No but I was taking oil in capsule so probably not as effective. I know a lot of people feed a high amount to animals, especially when they want to add calories without grains, and don't have any noticeable problems. You'd think something would happen when pregnant animals are giving birth after months or years of feeding flax or chia. I wonder if the fact it is often fed with some sunflower seed (high omega 6) makes the difference. My mix for the rabbits, guinea pigs, and chinchillas is 3parts flax to 1 part BOSS(black oil sunflower seed).


----------



## thinkstoomuch101 (Jun 7, 2012)

Wow Noca!

sorry to hear about that. I take chia seeds every morning in my protein drink. No problems here. I didn't think they were THAT high in Omegas.

You probably want to cut back on the dosage, and see what happens?


----------



## scarpia (Nov 23, 2009)

Noca said:


> Has anyone else had any bleeding when they consumed lots of high omega 3 foods?


No. But I never did chia, just fish and fish pills.


----------



## WillYouStopDave (Jul 14, 2013)

You should find another doctor. Pretty sure gum bleeding can be a bad sign. It might be something else and just coincidental 

And no. My gums bleed a little no matter what because they're not that healthy. But it's always the same no matter what I eat. Any sudden change should be taken seriously.


----------



## wrongguy (Jan 22, 2015)

Did little plants grow out of your body and head?


----------



## teenqueen (May 13, 2015)

I have gone through this before. Chia seeds do give me bleeding gums, although i'm not entirely sure why. I avoid them now which is a pain because they are literally in every protein powder or bar these days. 
I asked around and someone was telling me that there is a concept of 'hot' and 'cold' foods and if too many 'hot' foods are consumed it can cause things like swollen / bleeding gums, nosebleeds. 'Hot; foods would be things like dates, mangoes, peanuts in excess, grapes, parsley,chia seeds, walnuts, olives, olive oil, sunflower seeds and most nuts unless soaked. 
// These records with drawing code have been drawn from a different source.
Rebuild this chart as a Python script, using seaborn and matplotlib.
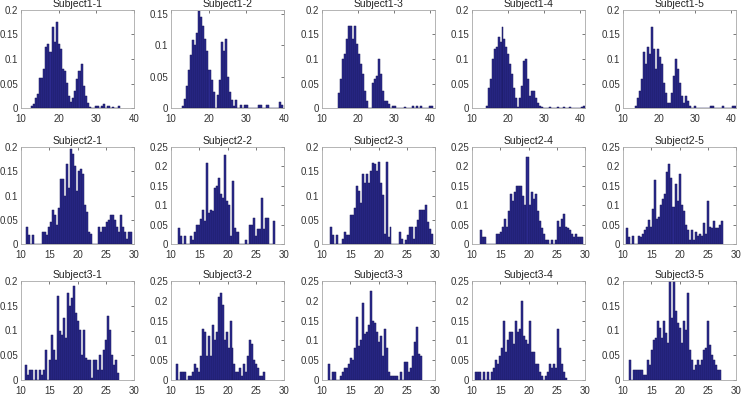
import numpy as np
import pandas as pd
import matplotlib
matplotlib.use("Agg")
import matplotlib.pyplot as plt
from matplotlib.ticker import FuncFormatter
import seaborn as sns

# Histogram bar heights (probability) per subject/session
s1_1 = [0.005, 0.008, 0.02, 0.028, 0.062, 0.062, 0.08, 0.125, 0.13, 0.115, 0.165, 0.135, 0.175, 0.13,
        0.12, 0.08, 0.075, 0.05, 0.025, 0.012, 0.02, 0.035, 0.06, 0.075, 0.09, 0.045, 0.025, 0.01,
        0.003, 0, 0, 0.005, 0.005, 0, 0.005, 0.008, 0, 0.005, 0, 0.003, 0, 0, 0.005]
s1_2 = [0.003, 0.015, 0.035, 0.06, 0.085, 0.108, 0.1, 0.12, 0.155, 0.145, 0.13, 0.11, 0.09, 0.06,
        0.045, 0.025, 0, 0.02, 0.045, 0.105, 0.09, 0.11, 0.05, 0.025, 0.012, 0.003, 0.012, 0, 0.005,
        0, 0.005, 0.005, 0, 0, 0, 0, 0, 0.005, 0.005, 0, 0, 0.005, 0, 0, 0, 0, 0, 0.01, 0.005]
s1_3 = [0.03, 0.06, 0.1, 0.11, 0.14, 0.168, 0.168, 0.14, 0.168, 0.13, 0.11, 0.09, 0.07, 0.035,
        0.015, 0, 0, 0.05, 0.06, 0.065, 0.1, 0.07, 0.035, 0.015, 0.015, 0.008, 0, 0.005, 0.005,
        0, 0, 0, 0, 0.003, 0, 0, 0, 0.005, 0, 0.005, 0, 0.005, 0, 0, 0, 0, 0.005, 0.005]
s1_4 = [0.005, 0.04, 0.06, 0.1, 0.12, 0.125, 0.145, 0.135, 0.165, 0.14, 0.125, 0.11, 0.09, 0.07,
        0.04, 0.02, 0.003, 0.02, 0.045, 0.095, 0.1, 0.06, 0.025, 0.035, 0.035, 0.02, 0.01, 0.005,
        0.003, 0, 0, 0, 0.003, 0, 0, 0, 0.003, 0, 0, 0.003, 0, 0, 0.003, 0, 0, 0, 0, 0, 0.003, 0.005]
s1_5 = [0.005, 0.02, 0.035, 0.06, 0.115, 0.09, 0.125, 0.11, 0.165, 0.12, 0.08, 0.12, 0.105, 0.09,
        0.05, 0.03, 0.01, 0.01, 0.03, 0.065, 0.1, 0.08, 0.05, 0.025, 0.01, 0.025, 0.015, 0.005,
        0, 0, 0.005, 0, 0, 0, 0, 0, 0, 0, 0.005, 0.005, 0, 0, 0, 0, 0.005, 0, 0, 0, 0, 0.005, 0.005]

s2_1 = [0.035, 0.018, 0, 0.018, 0, 0, 0, 0, 0.025, 0.025, 0.018, 0.035, 0.045, 0.07, 0.06, 0.04,
        0.075, 0.135, 0.135, 0.1, 0.165, 0.115, 0.195, 0.185, 0.16, 0.11, 0.15, 0.155, 0.145, 0.08,
        0.065, 0.025, 0.02, 0, 0, 0, 0.035, 0.025, 0.035, 0.035, 0.045, 0.05, 0.06, 0.06, 0.05,
        0.035, 0.025, 0.06, 0.035, 0.025, 0.01, 0.025, 0.025]
s2_2 = [0.04, 0.02, 0, 0.02, 0, 0, 0.02, 0.01, 0.03, 0.048, 0.048, 0.065, 0.088, 0.06, 0.21, 0.08,
        0.088, 0.085, 0.145, 0.15, 0.17, 0.13, 0.118, 0.23, 0.11, 0.1, 0.02, 0.163, 0.04, 0.03,
        0.03, 0, 0, 0, 0.01, 0, 0.048, 0.048, 0.068, 0.02, 0.038, 0.038, 0.118, 0.038, 0.068,
        0.068, 0, 0, 0.058]
s2_3 = [0.035, 0.018, 0, 0.018, 0, 0, 0.01, 0.025, 0.018, 0.018, 0.06, 0.06, 0.075, 0.12, 0.11,
        0.085, 0.145, 0.125, 0.145, 0.125, 0.15, 0.168, 0.165, 0.15, 0.17, 0.125, 0.1, 0.02, 0.17,
        0.015, 0.035, 0, 0, 0, 0, 0.025, 0.01, 0, 0.008, 0.018, 0.035, 0.035, 0.01, 0.035, 0.05,
        0.07, 0.07, 0.07, 0.08, 0.045, 0.03, 0.02]
s2_4 = [0.035, 0.018, 0.018, 0, 0, 0, 0, 0, 0.025, 0.025, 0.03, 0.045, 0.065, 0.045, 0.085, 0.13,
        0.11, 0.135, 0.15, 0.15, 0.15, 0.125, 0.1, 0.225, 0.1, 0.135, 0.115, 0.13, 0.085, 0.06,
        0.04, 0.025, 0.01, 0.01, 0, 0.01, 0, 0.01, 0.06, 0.045, 0.065, 0.078, 0.045, 0.04, 0.035,
        0.025, 0.018, 0.025, 0.018, 0.018, 0.018]
s2_5 = [0.042, 0.018, 0, 0.02, 0, 0, 0.02, 0.018, 0.025, 0.035, 0.045, 0.062, 0.045, 0.09, 0.165,
        0.065, 0.07, 0.1, 0.115, 0.13, 0.185, 0.205, 0.17, 0.095, 0.155, 0.11, 0.18, 0.1, 0.085,
        0.05, 0.035, 0.01, 0.035, 0.01, 0.03, 0.02, 0.025, 0.02, 0.055, 0.025, 0.112, 0.045, 0.04,
        0.06, 0.04, 0.04, 0.05, 0.06]

s3_1 = [0.03, 0.01, 0.02, 0.02, 0, 0.02, 0, 0.02, 0.01, 0.02, 0.06, 0, 0.04, 0.09, 0.06, 0.04,
        0.17, 0.1, 0.09, 0.125, 0.085, 0.175, 0.15, 0.165, 0.19, 0.135, 0.12, 0.1, 0.05, 0.1,
        0.045, 0.04, 0.04, 0.005, 0.04, 0.04, 0.02, 0.05, 0.02, 0.06, 0.08, 0.13, 0.1, 0.05, 0.03,
        0.04, 0.015]
s3_2 = [0.04, 0, 0.02, 0.02, 0.02, 0, 0.01, 0.01, 0.02, 0.04, 0.03, 0.02, 0.06, 0.13, 0.12, 0.06,
        0.11, 0.06, 0.14, 0.1, 0.12, 0.21, 0.22, 0.19, 0.1, 0.12, 0.08, 0.15, 0.08, 0.04, 0.02,
        0.02, 0.03, 0.01, 0.04, 0.02, 0.06, 0.1, 0.09, 0.05, 0.04, 0.03, 0.01, 0.01, 0.02]
s3_3 = [0.04, 0, 0.02, 0.02, 0, 0, 0.01, 0.02, 0.03, 0.03, 0.04, 0.055, 0.05, 0.08, 0.16, 0.085,
        0.1, 0.195, 0.115, 0.12, 0.14, 0.225, 0.15, 0.145, 0.12, 0.095, 0.11, 0.06, 0.13, 0.08,
        0.02, 0.01, 0.01, 0.01, 0.01, 0, 0.02, 0, 0.045, 0.045, 0.02, 0.03, 0.06, 0.095, 0.135,
        0.065, 0.06]
s3_4 = [0.02, 0.02, 0.02, 0, 0.02, 0, 0.02, 0, 0.02, 0.03, 0.05, 0.04, 0.06, 0.08, 0.15, 0.07,
        0.1, 0.12, 0.12, 0.09, 0.15, 0.12, 0.13, 0.2, 0.11, 0.1, 0.09, 0.15, 0.07, 0.07, 0.04,
        0.04, 0.02, 0.01, 0, 0.01, 0.02, 0.04, 0.03, 0.04, 0.03, 0.13, 0.08, 0.04, 0.02, 0.005]
s3_5 = [0.04, 0, 0.02, 0.02, 0.02, 0.02, 0.02, 0.01, 0.01, 0.04, 0.03, 0.06, 0.08, 0.085, 0.12,
        0.105, 0.085, 0.12, 0.095, 0.075, 0.2, 0.125, 0.2, 0.14, 0.115, 0.105, 0.075, 0.12, 0.1,
        0.175, 0.06, 0.04, 0.02, 0.03, 0.04, 0.03, 0.04, 0.06, 0.065, 0.12, 0.07, 0.05, 0.04,
        0.03, 0.02, 0.02]

heights = [[s1_1, s1_2, s1_3, s1_4, s1_5],
           [s2_1, s2_2, s2_3, s2_4, s2_5],
           [s3_1, s3_2, s3_3, s3_4, s3_5]]

# first bin edge and bin width of every panel
bin_start = [[12.6, 12.8, 14.55, 13.8, 13.36],
             [10.9, 11.18, 11.45, 11.48, 10.55],
             [10.76, 10.88, 11.07, 10.59, 11.0]]
bin_width = [[0.55, 0.55, 0.55, 0.55, 0.55],
             [0.355, 0.353, 0.35, 0.355, 0.357],
             [0.353, 0.351, 0.355, 0.354, 0.355]]

x_max = [[40, 40, 41.4, 41.4, 41.4], [30] * 5, [30] * 5]
y_max = [[0.2, 0.156, 0.2, 0.2, 0.2],
         [0.2, 0.25, 0.2, 0.25, 0.25],
         [0.2, 0.25, 0.25, 0.25, 0.2]]
x_ticks = [[10, 20, 30, 40], [10, 15, 20, 25, 30], [10, 15, 20, 25, 30]]

sns.set_style("white")
plt.rcParams['font.family'] = ['Liberation Sans', 'DejaVu Sans']

W, H = 744, 396
fig = plt.figure(figsize=(W / 100, H / 100), dpi=100)

col_left = [21, 171, 322, 472, 623]
ax_w = 113
row_top = [10, 147, 281]
row_bot = [108, 244, 380]

bar_face = '#2c2a8e'
bar_edge = '#17165a'
spine_col = '#a8a8a8'

for r in range(3):
    for c in range(5):
        ax = fig.add_axes([col_left[c] / W, 1 - row_bot[r] / H,
                           ax_w / W, (row_bot[r] - row_top[r]) / H])
        h = heights[r][c]
        edges = bin_start[r][c] + bin_width[r][c] * np.arange(len(h) + 1)
        df = pd.DataFrame({'center': (edges[:-1] + edges[1:]) / 2, 'prob': h})
        sns.histplot(data=df, x='center', weights='prob', bins=list(edges), ax=ax,
                     color=bar_face, edgecolor=bar_edge, linewidth=0.35, alpha=1)
        ax.set_xlim(10, x_max[r][c])
        ax.set_ylim(0, y_max[r][c])
        ax.set_xticks(x_ticks[r])
        yt = np.arange(0, y_max[r][c] + 1e-9, 0.05)
        ax.set_yticks(yt)
        ax.yaxis.set_major_formatter(FuncFormatter(lambda v, p: '%g' % round(v, 2)))
        ax.set_xlabel('')
        ax.set_ylabel('')
        ax.set_title('Subject%d-%d' % (r + 1, c + 1), fontsize=7.5, pad=2, color='#222222')
        ax.tick_params(direction='in', length=2, width=0.5, labelsize=7, colors='#444444',
                       top=True, right=True, labelcolor='#333333')
        ax.tick_params(axis='x', pad=4)
        ax.tick_params(axis='y', pad=2)
        for s in ax.spines.values():
            s.set_color(spine_col)
            s.set_linewidth(0.6)

fig.savefig('out.png', dpi=100)
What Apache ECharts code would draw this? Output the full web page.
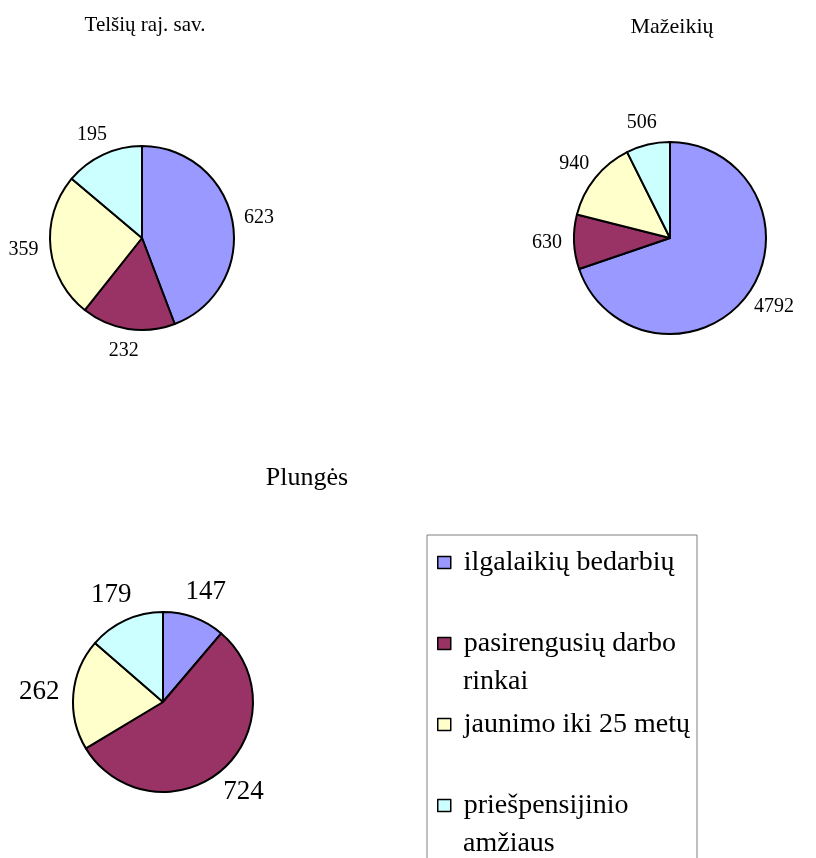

cold foods are things like kefir, cucumbers, yogurt, corn, milk mixed with water... i cant remember the list now 

ive stopped consuming 'hot' foods and my bleeding gums have stopped. also use a mouthwash that stops bleeding gums. a humidifier helps too for nosebleeds.

if youre looking for a source of fiber psyllium husk is good


----------



## Cronauerangelakis (Aug 16, 2016)

Yes you are right I eat chia seeds daily for the omega 3s. They are wonderful and can be added to anything! Good to see you're getting results with the addition.I also get benefit for my gum disease and i didn't contact any Orthodontics.


----------